L’éclectique cinéaste british michael winterbottom a voulu faire de The Killer Inside Me une expérience limite. Au risque de susciter quelque polémique…

A Berlin, où son film était projeté en compétition, le réalisateur de The Killer Inside Me en a éclairé les aspects les plus sulfureux et controversables. Sans langue de bois, avec la radicalité que son premier film, Butterfly Kiss (saga d’un couple de lesbiennes meurtrières), poussait déjà très loin…

Sur la violence

 » Je n’ai rien mis dans le film qui ne soit pas déjà dans le livre de Jim Thompson. Tout y est, même les scènes les plus brutales. Bien sûr, c’est un autre médium. Mais comme le dit Stephen King, dont beaucoup de livres ont été adaptés au cinéma, il n’y a aucune raison qu’un réalisateur ne pousse pas à fond le potentiel du médium qui est le sien, alors que l’écrivain a poussé à fond sa propre démarche de romancier… Ce que je trouve génial, chez Thompson, c’est qu’il y a toutes les 10 pages quelque chose de totalement inattendu. Il fallait que le film provoque le même effet.

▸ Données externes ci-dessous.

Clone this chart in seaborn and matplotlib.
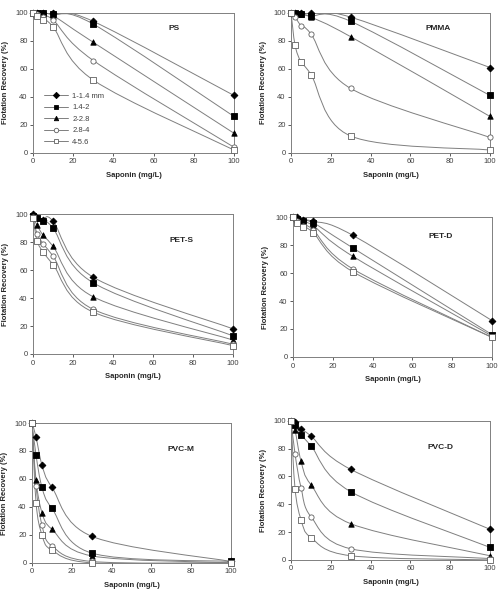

Evidemment, le roman est narré à la première personne par Lou Ford (1), le texte -brillant- nous emmène dans sa logique, dans sa tête. L’adapter au cinéma signifiait qu’il fallait extérioriser ces choses que le lecteur peut, lui, imaginer. Quand on imagine, on peut atténuer ou accentuer l’horreur des choses, selon sa propre personnalité, ses propres peurs. Une image de cinéma est concrète, inévitable. D’où, sans doute, l’inconfort de certains devant les séquences les plus éprouvantes… Mais à quel point cet inconfort n’est-il pas nécessaire? Le personnage dans le film est certes complètement dérangé, psychopathe à fond, mais n’avons-nous pas chacun en nous quelque forme de perversité? Et ne commettons-nous pas, nous aussi, des actes pervers envers les autres, singulièrement nos proches? Certes, nous le faisons dans une mesure nettement moins extrême. Mon film est une version grand guignol de ce que nous faisons tous, qu’on se l’avoue ou pas…  »

Sur la misogynie

 » Plus encore que la violence extrême, ce qui énerve les gens est qu’elle soit commise envers des femmes, et que ces femmes continuent à aimer celui qui la leur inflige. Je ne prétends pas que cela reflète la réalité d’une psychologie collective féminine.

Mais qui peut ignorer, dans le cas de violences conjugales répétées, que nombreuses sont les femmes qui persistent à aimer leur partenaire et à vouloir vivre avec lui? Je suis personnellement plus perturbé par le fait que Lou Ford ressent leur amour et continue pourtant à les maltraiter, comme s’il se détestait, au fond, et qu’il les haïssait de l’aimer. Ça, ça devrait tous nous toucher, parce que quand nous avons de la pression, des problèmes, c’est aux plus aimants de nos proches que nous en faisons subir les retombées… Mais plus globalement, il faut prendre le film, tout comme le roman, en tant qu’£uvre de fiction, pas en tant que réalité. Jim Thompson explore à fond une histoire particulière. Il n’entend pas nous dire qu’à son avis toutes les femmes veulent être frappées pendant qu’on les baise! » l

(1) L’assistant-shérif psychopathe, sadique et meurtrier.